-- begin --

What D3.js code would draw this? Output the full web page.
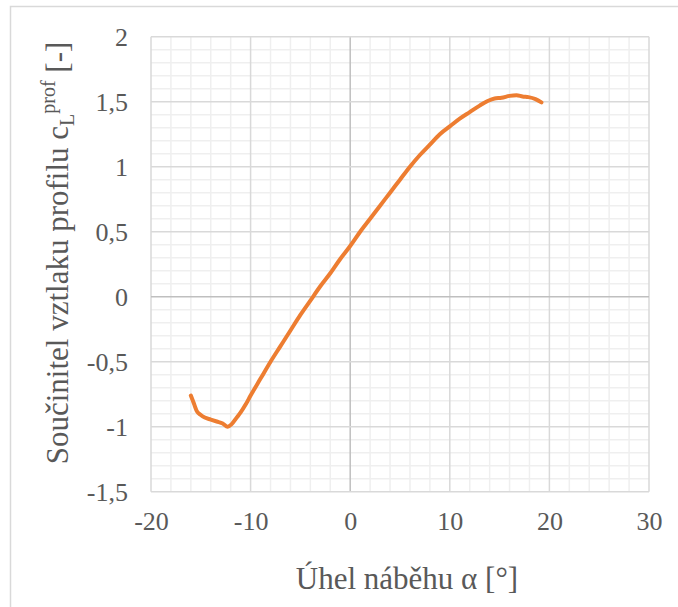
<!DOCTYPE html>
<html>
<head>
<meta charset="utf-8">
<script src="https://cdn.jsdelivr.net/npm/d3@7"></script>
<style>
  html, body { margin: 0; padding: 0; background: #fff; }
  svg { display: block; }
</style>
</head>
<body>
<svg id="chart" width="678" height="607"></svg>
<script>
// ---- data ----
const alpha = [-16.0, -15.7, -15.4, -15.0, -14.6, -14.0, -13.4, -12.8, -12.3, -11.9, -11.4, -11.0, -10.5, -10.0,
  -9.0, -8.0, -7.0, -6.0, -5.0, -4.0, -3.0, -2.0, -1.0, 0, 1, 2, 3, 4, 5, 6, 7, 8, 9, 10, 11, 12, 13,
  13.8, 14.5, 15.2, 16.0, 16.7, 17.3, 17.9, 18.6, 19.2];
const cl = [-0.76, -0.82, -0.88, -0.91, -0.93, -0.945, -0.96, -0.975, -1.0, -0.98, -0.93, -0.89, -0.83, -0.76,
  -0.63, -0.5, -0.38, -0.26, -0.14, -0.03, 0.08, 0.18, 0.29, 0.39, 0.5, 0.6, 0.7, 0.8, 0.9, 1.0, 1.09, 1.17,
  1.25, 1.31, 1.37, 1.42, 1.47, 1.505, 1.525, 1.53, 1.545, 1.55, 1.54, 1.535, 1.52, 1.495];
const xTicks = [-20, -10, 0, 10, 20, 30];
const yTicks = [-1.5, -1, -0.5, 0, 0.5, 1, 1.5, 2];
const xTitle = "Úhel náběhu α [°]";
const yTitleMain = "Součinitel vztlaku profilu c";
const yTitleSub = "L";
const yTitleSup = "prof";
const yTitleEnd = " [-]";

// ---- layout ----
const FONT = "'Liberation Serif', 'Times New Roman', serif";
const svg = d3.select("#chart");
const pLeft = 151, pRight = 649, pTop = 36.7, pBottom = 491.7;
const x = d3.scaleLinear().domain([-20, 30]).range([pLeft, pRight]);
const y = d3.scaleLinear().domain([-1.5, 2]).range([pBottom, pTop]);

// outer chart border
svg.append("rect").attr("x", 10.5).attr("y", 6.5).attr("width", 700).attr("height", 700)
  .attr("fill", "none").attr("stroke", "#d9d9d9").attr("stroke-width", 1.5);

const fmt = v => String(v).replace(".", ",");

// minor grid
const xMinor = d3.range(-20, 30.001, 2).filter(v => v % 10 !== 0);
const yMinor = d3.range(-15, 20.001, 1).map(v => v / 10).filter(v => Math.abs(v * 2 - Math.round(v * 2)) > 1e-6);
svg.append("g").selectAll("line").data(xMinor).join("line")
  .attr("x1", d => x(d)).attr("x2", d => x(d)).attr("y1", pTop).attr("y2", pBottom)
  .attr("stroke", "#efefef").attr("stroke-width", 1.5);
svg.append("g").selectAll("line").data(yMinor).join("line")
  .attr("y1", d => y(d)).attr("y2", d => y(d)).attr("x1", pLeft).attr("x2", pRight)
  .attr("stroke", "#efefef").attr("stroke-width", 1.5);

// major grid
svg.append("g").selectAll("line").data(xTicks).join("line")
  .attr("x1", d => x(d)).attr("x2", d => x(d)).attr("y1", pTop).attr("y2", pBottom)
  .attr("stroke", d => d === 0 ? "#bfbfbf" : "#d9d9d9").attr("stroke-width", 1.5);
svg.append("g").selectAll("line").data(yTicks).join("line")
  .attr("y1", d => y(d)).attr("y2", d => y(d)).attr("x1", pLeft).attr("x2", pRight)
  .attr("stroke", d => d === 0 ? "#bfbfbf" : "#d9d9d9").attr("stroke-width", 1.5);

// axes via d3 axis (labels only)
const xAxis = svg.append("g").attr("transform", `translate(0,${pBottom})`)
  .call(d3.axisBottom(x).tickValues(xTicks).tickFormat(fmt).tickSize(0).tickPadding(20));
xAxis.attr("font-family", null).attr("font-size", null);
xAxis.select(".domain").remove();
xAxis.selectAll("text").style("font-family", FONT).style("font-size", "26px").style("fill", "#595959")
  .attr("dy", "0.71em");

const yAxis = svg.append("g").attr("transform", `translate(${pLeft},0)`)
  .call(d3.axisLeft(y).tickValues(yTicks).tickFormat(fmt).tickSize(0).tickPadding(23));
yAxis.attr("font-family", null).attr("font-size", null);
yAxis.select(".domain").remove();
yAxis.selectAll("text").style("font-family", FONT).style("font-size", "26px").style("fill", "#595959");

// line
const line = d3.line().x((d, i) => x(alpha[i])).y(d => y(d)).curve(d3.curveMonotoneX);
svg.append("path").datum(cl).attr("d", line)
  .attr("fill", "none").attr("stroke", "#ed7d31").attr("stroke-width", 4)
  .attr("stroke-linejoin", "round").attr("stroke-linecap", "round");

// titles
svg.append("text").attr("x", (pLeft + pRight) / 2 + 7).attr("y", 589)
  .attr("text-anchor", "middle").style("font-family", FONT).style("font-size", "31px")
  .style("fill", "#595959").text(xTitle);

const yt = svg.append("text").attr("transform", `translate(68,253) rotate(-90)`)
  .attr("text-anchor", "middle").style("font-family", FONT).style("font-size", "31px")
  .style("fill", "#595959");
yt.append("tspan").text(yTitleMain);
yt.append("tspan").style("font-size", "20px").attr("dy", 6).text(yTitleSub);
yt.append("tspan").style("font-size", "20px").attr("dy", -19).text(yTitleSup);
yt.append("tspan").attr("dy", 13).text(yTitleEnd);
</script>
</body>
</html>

-- end --

▶ **Goal**
Your task is to repeat the data above exactly while excluding the pictures.

▶ **Result**
What D3.js code would draw this? Output the full web page.
<!DOCTYPE html>
<html>
<head>
<meta charset="utf-8">
<script src="https://cdn.jsdelivr.net/npm/d3@7"></script>
<style>
  html, body { margin: 0; padding: 0; background: #fff; }
  svg { display: block; }
</style>
</head>
<body>
<svg id="chart" width="678" height="607"></svg>
<script>
// ---- data ----
const alpha = [-16.0, -15.7, -15.4, -15.0, -14.6, -14.0, -13.4, -12.8, -12.3, -11.9, -11.4, -11.0, -10.5, -10.0,
  -9.0, -8.0, -7.0, -6.0, -5.0, -4.0, -3.0, -2.0, -1.0, 0, 1, 2, 3, 4, 5, 6, 7, 8, 9, 10, 11, 12, 13,
  13.8, 14.5, 15.2, 16.0, 16.7, 17.3, 17.9, 18.6, 19.2];
const cl = [-0.76, -0.82, -0.88, -0.91, -0.93, -0.945, -0.96, -0.975, -1.0, -0.98, -0.93, -0.89, -0.83, -0.76,
  -0.63, -0.5, -0.38, -0.26, -0.14, -0.03, 0.08, 0.18, 0.29, 0.39, 0.5, 0.6, 0.7, 0.8, 0.9, 1.0, 1.09, 1.17,
  1.25, 1.31, 1.37, 1.42, 1.47, 1.505, 1.525, 1.53, 1.545, 1.55, 1.54, 1.535, 1.52, 1.495];
const xTicks = [-20, -10, 0, 10, 20, 30];
const yTicks = [-1.5, -1, -0.5, 0, 0.5, 1, 1.5, 2];
const xTitle = "Úhel náběhu α [°]";
const yTitleMain = "Součinitel vztlaku profilu c";
const yTitleSub = "L";
const yTitleSup = "prof";
const yTitleEnd = " [-]";

// ---- layout ----
const FONT = "'Liberation Serif', 'Times New Roman', serif";
const svg = d3.select("#chart");
const pLeft = 151, pRight = 649, pTop = 36.7, pBottom = 491.7;
const x = d3.scaleLinear().domain([-20, 30]).range([pLeft, pRight]);
const y = d3.scaleLinear().domain([-1.5, 2]).range([pBottom, pTop]);

// outer chart border
svg.append("rect").attr("x", 10.5).attr("y", 6.5).attr("width", 700).attr("height", 700)
  .attr("fill", "none").attr("stroke", "#d9d9d9").attr("stroke-width", 1.5);

const fmt = v => String(v).replace(".", ",");

// minor grid
const xMinor = d3.range(-20, 30.001, 2).filter(v => v % 10 !== 0);
const yMinor = d3.range(-15, 20.001, 1).map(v => v / 10).filter(v => Math.abs(v * 2 - Math.round(v * 2)) > 1e-6);
svg.append("g").selectAll("line").data(xMinor).join("line")
  .attr("x1", d => x(d)).attr("x2", d => x(d)).attr("y1", pTop).attr("y2", pBottom)
  .attr("stroke", "#efefef").attr("stroke-width", 1.5);
svg.append("g").selectAll("line").data(yMinor).join("line")
  .attr("y1", d => y(d)).attr("y2", d => y(d)).attr("x1", pLeft).attr("x2", pRight)
  .attr("stroke", "#efefef").attr("stroke-width", 1.5);

// major grid
svg.append("g").selectAll("line").data(xTicks).join("line")
  .attr("x1", d => x(d)).attr("x2", d => x(d)).attr("y1", pTop).attr("y2", pBottom)
  .attr("stroke", d => d === 0 ? "#bfbfbf" : "#d9d9d9").attr("stroke-width", 1.5);
svg.append("g").selectAll("line").data(yTicks).join("line")
  .attr("y1", d => y(d)).attr("y2", d => y(d)).attr("x1", pLeft).attr("x2", pRight)
  .attr("stroke", d => d === 0 ? "#bfbfbf" : "#d9d9d9").attr("stroke-width", 1.5);

// axes via d3 axis (labels only)
const xAxis = svg.append("g").attr("transform", `translate(0,${pBottom})`)
  .call(d3.axisBottom(x).tickValues(xTicks).tickFormat(fmt).tickSize(0).tickPadding(20));
xAxis.attr("font-family", null).attr("font-size", null);
xAxis.select(".domain").remove();
xAxis.selectAll("text").style("font-family", FONT).style("font-size", "26px").style("fill", "#595959")
  .attr("dy", "0.71em");

const yAxis = svg.append("g").attr("transform", `translate(${pLeft},0)`)
  .call(d3.axisLeft(y).tickValues(yTicks).tickFormat(fmt).tickSize(0).tickPadding(23));
yAxis.attr("font-family", null).attr("font-size", null);
yAxis.select(".domain").remove();
yAxis.selectAll("text").style("font-family", FONT).style("font-size", "26px").style("fill", "#595959");

// line
const line = d3.line().x((d, i) => x(alpha[i])).y(d => y(d)).curve(d3.curveMonotoneX);
svg.append("path").datum(cl).attr("d", line)
  .attr("fill", "none").attr("stroke", "#ed7d31").attr("stroke-width", 4)
  .attr("stroke-linejoin", "round").attr("stroke-linecap", "round");

// titles
svg.append("text").attr("x", (pLeft + pRight) / 2 + 7).attr("y", 589)
  .attr("text-anchor", "middle").style("font-family", FONT).style("font-size", "31px")
  .style("fill", "#595959").text(xTitle);

const yt = svg.append("text").attr("transform", `translate(68,253) rotate(-90)`)
  .attr("text-anchor", "middle").style("font-family", FONT).style("font-size", "31px")
  .style("fill", "#595959");
yt.append("tspan").text(yTitleMain);
yt.append("tspan").style("font-size", "20px").attr("dy", 6).text(yTitleSub);
yt.append("tspan").style("font-size", "20px").attr("dy", -19).text(yTitleSup);
yt.append("tspan").attr("dy", 13).text(yTitleEnd);
</script>
</body>
</html>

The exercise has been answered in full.